● **EXERCISE GOAL**: Copy every line of the data exactly, leaving nothing out.

● **SOURCE MATERIAL**:
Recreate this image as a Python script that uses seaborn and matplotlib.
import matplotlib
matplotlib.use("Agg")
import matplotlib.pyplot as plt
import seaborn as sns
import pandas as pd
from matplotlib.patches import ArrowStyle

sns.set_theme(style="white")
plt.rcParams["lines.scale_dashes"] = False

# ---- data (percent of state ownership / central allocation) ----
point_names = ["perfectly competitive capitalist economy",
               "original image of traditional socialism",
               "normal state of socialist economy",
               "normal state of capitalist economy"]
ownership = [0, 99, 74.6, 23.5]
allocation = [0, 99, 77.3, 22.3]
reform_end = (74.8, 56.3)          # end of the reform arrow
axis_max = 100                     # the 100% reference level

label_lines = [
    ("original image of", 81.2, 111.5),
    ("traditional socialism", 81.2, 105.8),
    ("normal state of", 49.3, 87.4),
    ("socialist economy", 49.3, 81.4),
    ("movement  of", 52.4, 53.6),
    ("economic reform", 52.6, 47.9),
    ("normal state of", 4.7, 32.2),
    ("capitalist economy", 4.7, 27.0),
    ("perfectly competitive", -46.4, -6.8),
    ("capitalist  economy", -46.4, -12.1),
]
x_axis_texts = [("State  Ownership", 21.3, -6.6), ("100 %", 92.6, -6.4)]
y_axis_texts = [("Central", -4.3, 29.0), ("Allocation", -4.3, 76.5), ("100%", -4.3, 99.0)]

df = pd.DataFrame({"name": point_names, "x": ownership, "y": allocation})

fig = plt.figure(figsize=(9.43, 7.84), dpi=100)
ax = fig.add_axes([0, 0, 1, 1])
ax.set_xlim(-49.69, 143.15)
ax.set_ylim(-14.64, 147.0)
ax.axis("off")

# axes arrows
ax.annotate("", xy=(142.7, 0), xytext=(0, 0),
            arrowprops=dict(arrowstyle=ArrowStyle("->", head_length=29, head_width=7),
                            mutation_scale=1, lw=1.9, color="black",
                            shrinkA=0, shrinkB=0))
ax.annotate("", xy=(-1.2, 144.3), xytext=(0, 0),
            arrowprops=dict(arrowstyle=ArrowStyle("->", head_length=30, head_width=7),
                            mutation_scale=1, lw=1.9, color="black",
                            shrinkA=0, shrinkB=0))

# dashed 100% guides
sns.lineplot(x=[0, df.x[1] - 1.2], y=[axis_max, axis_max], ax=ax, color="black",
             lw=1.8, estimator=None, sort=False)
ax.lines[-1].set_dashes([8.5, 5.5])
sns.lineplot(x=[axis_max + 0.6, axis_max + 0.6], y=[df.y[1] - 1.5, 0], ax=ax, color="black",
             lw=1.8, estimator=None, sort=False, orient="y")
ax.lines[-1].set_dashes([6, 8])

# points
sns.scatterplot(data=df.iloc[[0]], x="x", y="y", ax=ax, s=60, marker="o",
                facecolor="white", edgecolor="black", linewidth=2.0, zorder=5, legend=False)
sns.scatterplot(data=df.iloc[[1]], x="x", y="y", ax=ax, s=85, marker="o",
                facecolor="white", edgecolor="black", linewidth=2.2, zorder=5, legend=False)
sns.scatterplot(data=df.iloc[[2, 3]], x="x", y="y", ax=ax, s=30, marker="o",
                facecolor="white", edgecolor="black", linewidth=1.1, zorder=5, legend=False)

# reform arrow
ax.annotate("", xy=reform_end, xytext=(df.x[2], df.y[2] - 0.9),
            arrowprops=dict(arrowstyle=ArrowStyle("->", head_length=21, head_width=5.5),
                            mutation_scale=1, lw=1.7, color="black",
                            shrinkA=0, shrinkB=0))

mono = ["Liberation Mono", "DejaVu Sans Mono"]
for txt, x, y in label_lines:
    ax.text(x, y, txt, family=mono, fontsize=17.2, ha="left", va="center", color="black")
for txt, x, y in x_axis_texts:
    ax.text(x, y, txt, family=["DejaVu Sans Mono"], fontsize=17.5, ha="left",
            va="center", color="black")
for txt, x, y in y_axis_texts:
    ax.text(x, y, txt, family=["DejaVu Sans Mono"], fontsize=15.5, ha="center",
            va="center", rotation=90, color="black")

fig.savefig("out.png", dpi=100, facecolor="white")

● **CORRECT OUTPUT**:
Recreate this image as a Python script that uses seaborn and matplotlib.
import matplotlib
matplotlib.use("Agg")
import matplotlib.pyplot as plt
import seaborn as sns
import pandas as pd
from matplotlib.patches import ArrowStyle

sns.set_theme(style="white")
plt.rcParams["lines.scale_dashes"] = False

# ---- data (percent of state ownership / central allocation) ----
point_names = ["perfectly competitive capitalist economy",
               "original image of traditional socialism",
               "normal state of socialist economy",
               "normal state of capitalist economy"]
ownership = [0, 99, 74.6, 23.5]
allocation = [0, 99, 77.3, 22.3]
reform_end = (74.8, 56.3)          # end of the reform arrow
axis_max = 100                     # the 100% reference level

label_lines = [
    ("original image of", 81.2, 111.5),
    ("traditional socialism", 81.2, 105.8),
    ("normal state of", 49.3, 87.4),
    ("socialist economy", 49.3, 81.4),
    ("movement  of", 52.4, 53.6),
    ("economic reform", 52.6, 47.9),
    ("normal state of", 4.7, 32.2),
    ("capitalist economy", 4.7, 27.0),
    ("perfectly competitive", -46.4, -6.8),
    ("capitalist  economy", -46.4, -12.1),
]
x_axis_texts = [("State  Ownership", 21.3, -6.6), ("100 %", 92.6, -6.4)]
y_axis_texts = [("Central", -4.3, 29.0), ("Allocation", -4.3, 76.5), ("100%", -4.3, 99.0)]

df = pd.DataFrame({"name": point_names, "x": ownership, "y": allocation})

fig = plt.figure(figsize=(9.43, 7.84), dpi=100)
ax = fig.add_axes([0, 0, 1, 1])
ax.set_xlim(-49.69, 143.15)
ax.set_ylim(-14.64, 147.0)
ax.axis("off")

# axes arrows
ax.annotate("", xy=(142.7, 0), xytext=(0, 0),
            arrowprops=dict(arrowstyle=ArrowStyle("->", head_length=29, head_width=7),
                            mutation_scale=1, lw=1.9, color="black",
                            shrinkA=0, shrinkB=0))
ax.annotate("", xy=(-1.2, 144.3), xytext=(0, 0),
            arrowprops=dict(arrowstyle=ArrowStyle("->", head_length=30, head_width=7),
                            mutation_scale=1, lw=1.9, color="black",
                            shrinkA=0, shrinkB=0))

# dashed 100% guides
sns.lineplot(x=[0, df.x[1] - 1.2], y=[axis_max, axis_max], ax=ax, color="black",
             lw=1.8, estimator=None, sort=False)
ax.lines[-1].set_dashes([8.5, 5.5])
sns.lineplot(x=[axis_max + 0.6, axis_max + 0.6], y=[df.y[1] - 1.5, 0], ax=ax, color="black",
             lw=1.8, estimator=None, sort=False, orient="y")
ax.lines[-1].set_dashes([6, 8])

# points
sns.scatterplot(data=df.iloc[[0]], x="x", y="y", ax=ax, s=60, marker="o",
                facecolor="white", edgecolor="black", linewidth=2.0, zorder=5, legend=False)
sns.scatterplot(data=df.iloc[[1]], x="x", y="y", ax=ax, s=85, marker="o",
                facecolor="white", edgecolor="black", linewidth=2.2, zorder=5, legend=False)
sns.scatterplot(data=df.iloc[[2, 3]], x="x", y="y", ax=ax, s=30, marker="o",
                facecolor="white", edgecolor="black", linewidth=1.1, zorder=5, legend=False)

# reform arrow
ax.annotate("", xy=reform_end, xytext=(df.x[2], df.y[2] - 0.9),
            arrowprops=dict(arrowstyle=ArrowStyle("->", head_length=21, head_width=5.5),
                            mutation_scale=1, lw=1.7, color="black",
                            shrinkA=0, shrinkB=0))

mono = ["Liberation Mono", "DejaVu Sans Mono"]
for txt, x, y in label_lines:
    ax.text(x, y, txt, family=mono, fontsize=17.2, ha="left", va="center", color="black")
for txt, x, y in x_axis_texts:
    ax.text(x, y, txt, family=["DejaVu Sans Mono"], fontsize=17.5, ha="left",
            va="center", color="black")
for txt, x, y in y_axis_texts:
    ax.text(x, y, txt, family=["DejaVu Sans Mono"], fontsize=15.5, ha="center",
            va="center", rotation=90, color="black")

fig.savefig("out.png", dpi=100, facecolor="white")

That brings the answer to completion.